IGA grade
The five-point scale dermatology research uses to grade acne in clinical trials. Knowing where you sit on it tells you more than any count ever will.
Definition
IGA stands for Investigator Global Assessment. It is a five-point ordinal scale dermatology research uses to grade the severity of acne in a single assessment moment. It goes from 0 (clear) to 4 (severe).
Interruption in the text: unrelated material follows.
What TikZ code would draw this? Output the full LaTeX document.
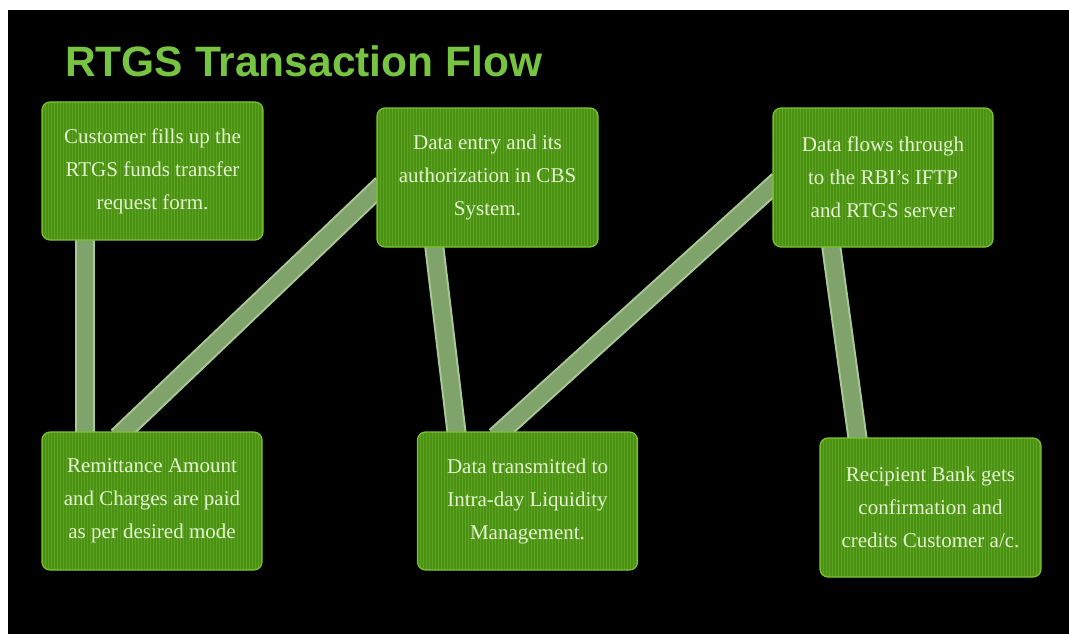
\documentclass[tikz,border=0pt]{standalone}
\usepackage{fontspec}
\setmainfont{Liberation Serif}
\newfontfamily\titlefont{Liberation Sans}
\usetikzlibrary{calc}
\definecolor{boxfill}{RGB}{74,145,20}
\definecolor{boxstripe}{RGB}{92,163,34}
\definecolor{boxedge}{RGB}{125,195,55}
\definecolor{boxtext}{RGB}{228,242,208}
\definecolor{titlegreen}{RGB}{118,196,66}
\definecolor{barouter}{RGB}{170,200,150}
\definecolor{barinner}{RGB}{128,163,108}
\pgfdeclarelayer{bg}
\pgfsetlayers{bg,main}
\tikzset{
  stepbox/.style={draw=boxedge, line width=1.2pt, fill=boxfill, rounded corners=8pt,
    minimum width=221pt, minimum height=139pt, inner sep=0pt, align=center,
    text=boxtext, font=\fontsize{21}{33}\selectfont,
    path picture={\foreach \i in {0,3,...,225}
      \draw[boxstripe, line width=0.9pt] ([xshift=\i pt]path picture bounding box.south west) -- ([xshift=\i pt]path picture bounding box.north west);}},
  barout/.style={barouter, line width=20pt},
  barin/.style={barinner, line width=16pt},
}
\newcommand{\stripbar}[2]{%
  \draw[barout] ($(#1)!-8pt!(#2)$) -- ($(#2)!-8pt!(#1)$);
  \draw[barin] ($(#1)!-8pt!(#2)$) -- ($(#2)!-8pt!(#1)$);}
\begin{document}
\begin{tikzpicture}[x=1pt,y=-1pt]
\useasboundingbox (0,0) rectangle (1069,634);
\begin{pgfonlayer}{bg}
\fill[white] (0,0) rectangle (1069,634);
\fill[black] (8,10) rectangle (1069,634);
\end{pgfonlayer}
\node[anchor=base west, text=titlegreen, font=\titlefont\bfseries\fontsize{42.5}{44}\selectfont, inner sep=0pt] (title) at (65,77) {RTGS Transaction Flow};
\node[stepbox, minimum height=138pt] (b1) at (152.5,171) {Customer fills up the\\RTGS funds transfer\\request form.};
\node[stepbox] (b2) at (487.5,177.5) {Data entry and its\\authorization in CBS\\System.};
\node[stepbox, minimum width=220pt] (b3) at (883,177.5) {Data flows through\\to the RBI's IFTP\\and RTGS server};
\node[stepbox, minimum width=220pt, minimum height=138pt] (b4) at (152,501) {Remittance Amount\\and Charges are paid\\as per desired mode};
\node[stepbox, minimum width=220pt, minimum height=138pt] (b5) at (527.5,501) {Data transmitted to\\Intra-day Liquidity\\Management.};
\node[stepbox] (b6) at (930.5,507.5) {Recipient Bank gets\\confirmation and\\credits Customer a/c.};
\coordinate (a1) at ([xshift=44pt]b1.south west);
\coordinate (c1) at ([xshift=44pt]b4.north west);
\coordinate (a2) at ([xshift=82pt]b4.north west);
\coordinate (c2) at ([yshift=-12.5pt]b2.west);
\coordinate (a3) at ([xshift=58pt]b2.south west);
\coordinate (c3) at ([xshift=39.5pt]b5.north west);
\coordinate (a4) at ([xshift=84.5pt]b5.north west);
\coordinate (c4) at ([yshift=-8.5pt]b3.west);
\coordinate (a5) at ([xshift=59pt]b3.south west);
\coordinate (c5) at ([xshift=38pt]b6.north west);
\begin{pgfonlayer}{bg}
\stripbar{a1}{c1}
\stripbar{a2}{c2}
\stripbar{a3}{c3}
\stripbar{a4}{c4}
\stripbar{a5}{c5}
\end{pgfonlayer}
\end{tikzpicture}
\end{document}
The FDA recognizes IGA as a primary endpoint in acne clinical trials, which is why most published acne research reports IGA changes alongside lesion counts.
The five grades
| Grade | Severity | What it usually looks like |
|---|---|---|
| 0 | Clear | No inflammatory or non-inflammatory lesions, may have a few residual marks |
| 1 | Almost clear | Rare non-inflammatory with no more than one small inflammatory lesion |
| 2 | Mild | Some non-inflammatory lesions, no more than a few inflammatory lesions, none of which are nodulocystic |
| 3 | Moderate | Up to many non-inflammatory and many inflammatory lesions, no more than a few nodulocystic lesions |
| 4 | Severe | Many non-inflammatory and many inflammatory lesions including multiple nodulocystic lesions |
Why IGA is useful
A lesion count tells you 'there are 24 papules and 6 pustules today.' That is a measurement of breadth but not of the lived experience. IGA grade compresses lesion count, depth, distribution, and inflammation into a single global judgment. Two people can have similar lesion counts but very different IGA grades because one has deep nodulocystic lesions and the other does not. Treatment guidelines often key off the IGA grade rather than the lesion count.
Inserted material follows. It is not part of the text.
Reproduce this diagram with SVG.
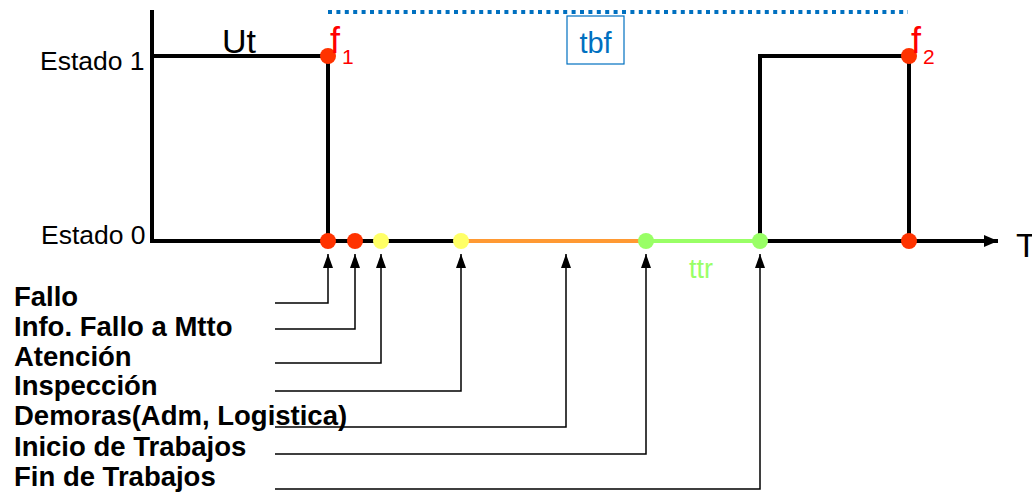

How clinical trials use IGA
The primary endpoint of most published acne trials is the proportion of patients who reach IGA 0 or 1 (clear or almost clear) at twelve weeks, often combined with a two-grade improvement from baseline. When a study reports 'X percent of patients improved by two IGA grades,' that is the metric being talked about. It is the same scale used for retinoids, antibiotics, isotretinoin trials, and combination therapies.
How Trace uses IGA
Trace assigns an IGA grade on every daily scan along with the per-category lesion counts. The grade and the counts can move differently. The grade dropping from 3 to 2 over thirty days while you tested a single new product is the kind of result a clinical trial would report. You see it on a phone, on yourself, with your data.
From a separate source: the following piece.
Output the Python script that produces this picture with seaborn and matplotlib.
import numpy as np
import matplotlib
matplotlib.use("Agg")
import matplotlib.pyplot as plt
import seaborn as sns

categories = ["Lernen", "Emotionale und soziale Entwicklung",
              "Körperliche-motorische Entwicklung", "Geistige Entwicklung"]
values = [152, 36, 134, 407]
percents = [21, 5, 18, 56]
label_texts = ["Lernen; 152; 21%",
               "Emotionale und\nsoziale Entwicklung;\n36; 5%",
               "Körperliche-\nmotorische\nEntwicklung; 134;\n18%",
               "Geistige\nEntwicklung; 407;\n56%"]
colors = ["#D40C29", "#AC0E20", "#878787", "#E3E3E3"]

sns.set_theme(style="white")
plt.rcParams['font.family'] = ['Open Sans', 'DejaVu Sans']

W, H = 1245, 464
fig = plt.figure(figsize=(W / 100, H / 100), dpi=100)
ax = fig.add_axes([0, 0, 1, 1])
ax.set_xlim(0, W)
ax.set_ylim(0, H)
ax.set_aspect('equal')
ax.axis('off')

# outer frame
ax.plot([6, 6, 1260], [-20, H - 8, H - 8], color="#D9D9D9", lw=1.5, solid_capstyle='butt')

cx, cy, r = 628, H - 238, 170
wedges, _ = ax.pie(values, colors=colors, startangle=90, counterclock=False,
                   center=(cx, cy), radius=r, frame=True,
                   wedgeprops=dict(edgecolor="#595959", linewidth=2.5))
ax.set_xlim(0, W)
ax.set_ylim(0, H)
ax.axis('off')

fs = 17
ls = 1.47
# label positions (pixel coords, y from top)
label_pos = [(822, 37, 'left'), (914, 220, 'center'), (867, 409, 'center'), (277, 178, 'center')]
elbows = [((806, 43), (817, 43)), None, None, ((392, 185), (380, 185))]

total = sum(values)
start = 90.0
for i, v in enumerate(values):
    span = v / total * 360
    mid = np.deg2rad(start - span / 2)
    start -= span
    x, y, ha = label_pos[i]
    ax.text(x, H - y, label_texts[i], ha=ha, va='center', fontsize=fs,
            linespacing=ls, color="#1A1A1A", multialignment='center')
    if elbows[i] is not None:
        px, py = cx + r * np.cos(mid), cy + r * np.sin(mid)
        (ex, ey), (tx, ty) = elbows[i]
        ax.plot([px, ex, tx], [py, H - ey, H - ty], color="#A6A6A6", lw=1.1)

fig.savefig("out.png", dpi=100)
Trace produces an IGA estimate from a standardized selfie, not a clinical exam. A dermatologist examining you in person remains the gold standard for grading decisions that matter. This is glossary content, not medical advice.
Frequently asked
What is the difference between IGA grade and lesion count?
Lesion count is a number (how many comedones, papules, pustules, nodulocystic). IGA grade is a single five-point judgment of how severe the overall picture is, including depth and distribution that pure counting misses. Clinical research usually reports both.
Why is IGA used in clinical trials?
It compresses a lot of clinical information into a single ordinal grade, which makes comparing treatment groups straightforward. The FDA recognizes it as a primary endpoint for acne studies.
Does Trace produce an IGA grade?
Yes. Trace estimates an IGA grade on every daily scan, on device, alongside the count of each lesion type. The trend across thirty days is the unit of meaningful change.